Well that’s a short list for now....happy mixing!

Monday, June 27, 2011

The Mastering Mindset (Part 1)

Welcome to the first in a new video-blog series where Jonathan Wyner of M-WORKS Mastering will be discussing various aspects of the mastering process. In this first introductory video, Jonathan discusses the overall thought-process involved, the goals, the mastering engineer's responsibilities, different music styles, and more. Next week, equalization (EQ).

Part 1: The Mastering Mindset

What is mastering?

· It is the last creative step, and the first step in distribution.

· It’s the last chance to catch any mistakes. When it leaves mastering, there cannot be any flaws in the master.

· It needs to function well in all common formats: mp3s, CDs etc.

· Getting it ready for distribution in these formats is key.

What are the responsibilities of the mastering engineer?

· In the case of a whole album, to take all the disparate pieces and unify them sonically (level and tone-wise).

· Pacing between the tracks should reflect the mood of the songs and allow each one to breathe or run-on to each other, depending on the desired effect.

· Enhance the sound – create a more open sound, a deeper sound, a fuller sound or a warmer sound etc – in a way that benefits the sound of the record.

· Sometimes you can enhance the dynamic range by turning up some sections and turning down other sections, reduce the dynamic range to create a louder master.

· Thus, the mastering engineer has some creative input. However, there is only so much that he can do in mastering, so that the mastering engineer relies on the mixing engineer to do a good job and to get the mix as close as possible to the desired sound.

What mastering isn’t...

· Mastering is not about making everything bright and loud!

· In this overcrowded and noisy world, the temptation to create a louder and brighter mix in hope of drawing attention is strong. However, such recordings tend to be hard to listen to for a sustained period of time, so that people may be reluctant (consciously or subconsciously) to come back and listen to them again and again.

Knowing what the artist wants…

· It’s important to know what the artist wants, so that you don’t land up going in a different direction.

· Have a discussion with the artist. You are more likely to keep him happy and achieve his vision. Sometimes, indeed, you learn from doing something you may not have considered before.

· At the end of the day, it’s art. And there are no recipes for what it ‘has’ to sound like. Always try to support the song’s meaning and artist’s vision.
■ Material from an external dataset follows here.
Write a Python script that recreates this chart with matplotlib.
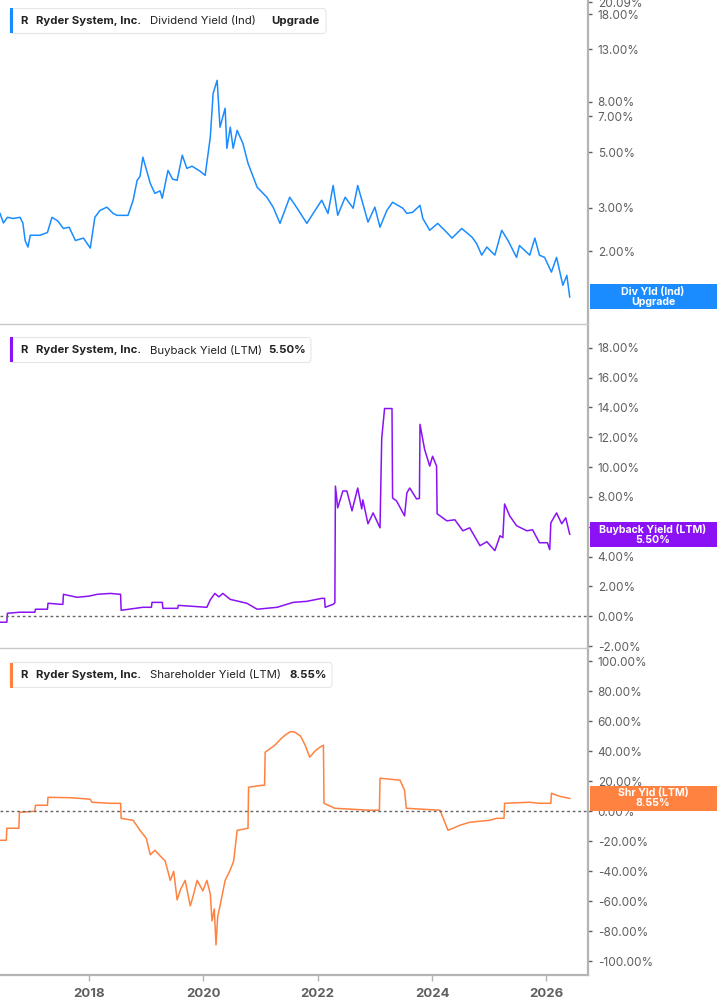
import matplotlib
matplotlib.use("Agg")
import matplotlib.pyplot as plt
from matplotlib.patches import FancyBboxPatch, Rectangle
from matplotlib.lines import Line2D

plt.rcParams['font.family'] = ['Inter', 'DejaVu Sans']

W, H = 717, 1005

# --- data (decimal year, percent) ---
div_t = [2016.44, 2016.50, 2016.57, 2016.67, 2016.79, 2016.84, 2016.88, 2016.93, 2016.97, 2017.14,
         2017.27, 2017.35, 2017.45, 2017.55, 2017.65, 2017.76, 2017.90, 2018.02, 2018.10, 2018.19,
         2018.31, 2018.42, 2018.49, 2018.68, 2018.77, 2018.84, 2018.89, 2018.94, 2019.07, 2019.15,
         2019.24, 2019.28, 2019.38, 2019.46, 2019.54, 2019.63, 2019.71, 2019.80, 2019.94, 2020.03,
         2020.12, 2020.17, 2020.24, 2020.29, 2020.38, 2020.41, 2020.47, 2020.52, 2020.59, 2020.69,
         2020.78, 2020.94, 2021.11, 2021.22, 2021.34, 2021.51, 2021.64, 2021.81, 2021.92, 2022.07,
         2022.18, 2022.27, 2022.35, 2022.48, 2022.62, 2022.70, 2022.88, 2023.00, 2023.09, 2023.21,
         2023.31, 2023.49, 2023.56, 2023.66, 2023.79, 2023.84, 2023.96, 2024.10, 2024.26, 2024.35,
         2024.52, 2024.70, 2024.78, 2024.87, 2024.96, 2025.10, 2025.22, 2025.33, 2025.48, 2025.53,
         2025.71, 2025.80, 2025.88, 2025.97, 2026.09, 2026.18, 2026.29, 2026.36, 2026.41]
div_v = [2.84, 2.60, 2.74, 2.71, 2.74, 2.60, 2.21, 2.08, 2.32, 2.32,
         2.38, 2.74, 2.65, 2.47, 2.50, 2.21, 2.26, 2.06, 2.74, 2.92,
         3.01, 2.84, 2.79, 2.79, 3.21, 3.86, 4.00, 4.78, 3.75, 3.42,
         3.50, 3.27, 4.23, 3.90, 3.86, 4.87, 4.31, 4.40, 4.20, 4.04,
         5.75, 8.64, 9.74, 6.31, 7.52, 5.19, 6.31, 5.19, 6.13, 5.44,
         4.52, 3.62, 3.30, 3.01, 2.59, 3.30, 2.98, 2.59, 2.84, 3.21,
         2.84, 3.68, 2.79, 3.30, 2.98, 3.68, 2.62, 3.01, 2.50, 2.92,
         3.15, 2.98, 2.84, 2.87, 3.06, 2.71, 2.43, 2.59, 2.38, 2.26,
         2.47, 2.28, 2.15, 1.93, 2.08, 1.93, 2.43, 2.21, 1.89, 2.11,
         1.93, 2.26, 1.93, 1.89, 1.65, 1.89, 1.46, 1.60, 1.31]

bb_t = [2016.44, 2016.56, 2016.57, 2016.79, 2017.05, 2017.06, 2017.27, 2017.28, 2017.50, 2017.54,
        2017.55, 2017.79, 2018.00, 2018.14, 2018.37, 2018.55, 2018.56, 2018.94, 2019.09, 2019.10,
        2019.28, 2019.29, 2019.55, 2019.56, 2020.06, 2020.12, 2020.20, 2020.27, 2020.34, 2020.47,
        2020.76, 2020.94, 2021.29, 2021.57, 2021.81, 2022.07, 2022.12, 2022.13, 2022.27, 2022.30,
        2022.31, 2022.35, 2022.44, 2022.51, 2022.60, 2022.70, 2022.77, 2022.79, 2022.88, 2022.97,
        2023.09, 2023.12, 2023.17, 2023.30, 2023.31, 2023.38, 2023.52, 2023.56, 2023.61, 2023.73,
        2023.78, 2023.79, 2023.87, 2023.96, 2024.01, 2024.08, 2024.09, 2024.26, 2024.40, 2024.54,
        2024.66, 2024.84, 2024.96, 2025.10, 2025.19, 2025.24, 2025.27, 2025.36, 2025.48, 2025.66,
        2025.76, 2025.88, 2026.02, 2026.06, 2026.08, 2026.18, 2026.27, 2026.34, 2026.41]
bb_v = [-0.40, -0.40, 0.20, 0.27, 0.27, 0.47, 0.47, 0.87, 0.80, 0.80,
        1.47, 1.27, 1.35, 1.47, 1.53, 1.47, 0.40, 0.60, 0.60, 0.93,
        0.93, 0.53, 0.53, 0.73, 0.60, 1.10, 1.53, 1.30, 1.53, 1.13,
        0.87, 0.47, 0.60, 0.93, 1.00, 1.20, 1.20, 0.60, 0.80, 0.90,
        8.73, 7.27, 8.40, 8.40, 7.07, 8.60, 7.20, 7.80, 6.20, 6.93,
        5.93, 11.93, 13.93, 13.93, 7.93, 7.73, 6.73, 8.27, 8.60, 7.87,
        7.90, 12.87, 11.20, 10.07, 10.73, 10.07, 6.87, 6.40, 6.47, 5.73,
        5.93, 4.73, 5.00, 4.40, 5.40, 5.27, 7.53, 6.73, 6.07, 5.73,
        5.80, 4.93, 4.93, 4.47, 6.27, 6.93, 6.20, 6.60, 5.50]

sh_t = [2016.44, 2016.55, 2016.56, 2016.77, 2016.78, 2017.05, 2017.06, 2017.27, 2017.28, 2017.70,
        2018.02, 2018.05, 2018.37, 2018.55, 2018.56, 2018.77, 2018.89, 2019.00, 2019.07, 2019.15,
        2019.25, 2019.33, 2019.42, 2019.48, 2019.54, 2019.60, 2019.68, 2019.77, 2019.83, 2019.89,
        2019.99, 2020.06, 2020.12, 2020.15, 2020.19, 2020.22, 2020.25, 2020.29, 2020.38, 2020.47,
        2020.53, 2020.59, 2020.78, 2020.79, 2021.02, 2021.07, 2021.08, 2021.25, 2021.35, 2021.43,
        2021.52, 2021.60, 2021.70, 2021.78, 2021.86, 2021.95, 2022.04, 2022.10, 2022.11, 2022.30,
        2022.91, 2023.08, 2023.09, 2023.44, 2023.52, 2023.55, 2024.14, 2024.20, 2024.28, 2024.49,
        2024.66, 2025.01, 2025.13, 2025.26, 2025.27, 2025.71, 2025.88, 2026.08, 2026.09, 2026.23,
        2026.41]
sh_v = [-19.3, -19.3, -11.3, -11.3, -0.7, 0.0, 4.0, 4.0, 9.3, 9.0,
        8.0, 6.0, 5.3, 5.3, -4.7, -6.0, -12.7, -18.0, -29.0, -26.0,
        -30.0, -33.0, -46.0, -40.0, -59.0, -52.0, -46.0, -63.0, -55.0, -46.0,
        -53.0, -46.0, -55.0, -73.0, -65.0, -89.0, -70.0, -63.0, -46.0, -39.0,
        -33.0, -12.7, -11.3, 16.0, 17.3, 17.3, 39.3, 44.0, 48.0, 50.7,
        53.0, 52.7, 50.0, 44.0, 36.0, 40.0, 42.7, 44.0, 5.3, 2.0,
        0.7, 0.7, 22.0, 20.7, 14.0, 2.0, 0.7, -5.0, -12.7, -9.3,
        -7.3, -6.0, -4.7, -4.7, 5.3, 6.0, 5.3, 5.3, 12.0, 10.0,
        8.55]

year_ticks = [2018, 2020, 2022, 2024, 2026]
div_ticks = [2, 3, 5, 7, 8, 13, 18, 20.09]
bb_ticks = list(range(-2, 19, 2))
sh_ticks = list(range(-100, 101, 20))

blue = '#1a8cff'
purple = '#8a12f5'
orange = '#ff8240'
tick_col = '#5f5f5f'
spine_col = '#b4b4b4'


def fx(x):
    return x / W


def fy(y):
    return 1 - y / H


fig = plt.figure(figsize=(W / 100, H / 100), dpi=100)

right = 588
panels = [(0, 324), (324, 648), (648, 975)]
axes = []
for top, bot in panels:
    ax = fig.add_axes([0, fy(bot), fx(right), (bot - top) / H])
    axes.append(ax)

ax1, ax2, ax3 = axes

ax1.plot(div_t, div_v, color=blue, lw=1.1)
ax1.set_yscale('log')
ax1.set_ylim(1.02, 20.5)
ax1.set_yticks(div_ticks)
ax1.set_yticklabels([f"{v:.2f}%" for v in div_ticks])
ax1.yaxis.set_minor_locator(plt.NullLocator())

ax2.plot(bb_t, bb_v, color=purple, lw=1.1)
ax2.set_ylim(-2.13, 19.6)
ax2.set_yticks(bb_ticks)
ax2.set_yticklabels([f"{v:.2f}%" for v in bb_ticks])
ax2.axhline(0, color='#666666', lw=1, ls=(0, (2, 2)))

ax3.plot(sh_t, sh_v, color=orange, lw=1.1)
ax3.set_ylim(-109, 108.7)
ax3.set_yticks(sh_ticks)
ax3.set_yticklabels([f"{v:.2f}%" for v in sh_ticks])
ax3.axhline(0, color='#666666', lw=1, ls=(0, (2, 2)))

for ax in axes:
    ax.set_xlim(2016.44, 2026.73)
    for s in ['top', 'left', 'bottom']:
        ax.spines[s].set_visible(False)
    ax.spines['right'].set_color(spine_col)
    ax.spines['right'].set_linewidth(1.6)
    ax.yaxis.tick_right()
    ax.tick_params(axis='y', direction='out', length=3, width=1, color=tick_col,
                   labelcolor=tick_col, labelsize=8.5, pad=4)
    ax.set_xticks([])

ax3.spines['bottom'].set_visible(True)
ax3.spines['bottom'].set_color(spine_col)
ax3.spines['bottom'].set_linewidth(1.6)
ax3.set_xticks(year_ticks)
ax3.set_xticklabels([str(y) for y in year_ticks])
ax3.tick_params(axis='x', direction='out', length=4, width=1, color=spine_col,
                labelcolor=tick_col, labelsize=9.5, pad=5)
for lbl in ax3.get_xticklabels():
    lbl.set_fontweight('bold')

# panel separators
for y in (324, 648):
    fig.add_artist(Line2D([0, fx(right)], [fy(y), fy(y)], color='#c8c8c8', lw=1.0))

# legend boxes top-left
legends = [
    (21, 326, blue, "Dividend Yield (Ind)", "Upgrade", 271),
    (350, 311, purple, "Buyback Yield (LTM)", "5.50%", 268),
    (675, 332, orange, "Shareholder Yield (LTM)", "8.55%", 289),
]
for yc, xr, col, name, val, xval in legends:
    box = FancyBboxPatch((fx(10), fy(yc + 12.5)), fx(xr - 10), 25 / H,
                         boxstyle="round,pad=0,rounding_size=0.004",
                         transform=fig.transFigure, facecolor='white',
                         edgecolor='#e6e6e6', lw=0.8)
    fig.add_artist(box)
    fig.add_artist(Rectangle((fx(10), fy(yc + 12.5)), fx(3), 25 / H,
                             transform=fig.transFigure, facecolor=col, edgecolor='none'))
    kw = dict(va='center', ha='left', fontsize=8.2, color='#222222')
    fig.text(fx(20), fy(yc), "R", fontweight='bold', **kw)
    fig.text(fx(36), fy(yc), "Ryder System, Inc.", fontweight='bold', **kw)
    fig.text(fx(150), fy(yc), name, **kw)
    fig.text(fx(xval), fy(yc), val, fontweight='bold', **kw)

# value tags on the right at the last value
tags = [
    (ax1, div_t[-1], div_v[-1], blue, "Div Yld (Ind)\nUpgrade"),
    (ax2, bb_t[-1], bb_v[-1], purple, "Buyback Yield (LTM)\n5.50%"),
    (ax3, sh_t[-1], sh_v[-1], orange, "Shr Yld (LTM)\n8.55%"),
]
for ax, t, v, col, txt in tags:
    ydisp = ax.transData.transform((t, v))[1]
    ypx = H - ydisp
    fig.add_artist(Rectangle((fx(590), fy(ypx + 12.5)), fx(W - 590), 25 / H,
                             transform=fig.transFigure, facecolor=col, edgecolor='none',
                             zorder=5))
    fig.text(fx(653), fy(ypx), txt, ha='center', va='center', color='white',
             fontsize=7.6, fontweight='bold', linespacing=1.0, zorder=6)

fig.savefig("out.png", dpi=100)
Different styles of music...

· There will always be similarities – there is such a thing as ‘too much bass’ or ‘too much treble’ regardless of the style.

· However, different styles of music will require a different approach. For example, you want the low-end to lead in reggae, you want a wide stereo-image with depth (hearing into the reverb tails) and aggression through guitars with metal, a wide and true dynamic range with a classical recording...

· So, it is important to be informed about different styles of music and what each style wants.

What are the prerequisites for mastering at a high level?

A great monitoring system.

· Relatively neutral – no part of the spectrum is exaggerated)

· It’s phase accurate – the sound arriving from each speaker is arriving at the listener at the same time)

· Low distortion – so that nothing is being introduced by the monitoring system that is not in the recording. It also allows for longer listening periods without much fatigue.

A room that can support the monitoring system

· A quiet environment – so that you can ensure what you are hearing is directly from the speakers, and not ambient sound pollution.

· Size – the room needs to be large enough to allow the low-frequency information to be heard properly, for the waves to propagate.

What if I’m mastering at home?

· Get a good pair of headphones, with good low-frequency response.

· Listen to a lot of recordings you know and like, and become accustomed to the way that those sound in your listening environment(s).

· Have multiple monitoring environments so that you can get different points of reference (computer speakers, headphones, studio monitors, car speakers etc).

· Different speaker-systems will exaggerate different parts of the sound differently – so at least you’re not hearing a single distorting of the sound.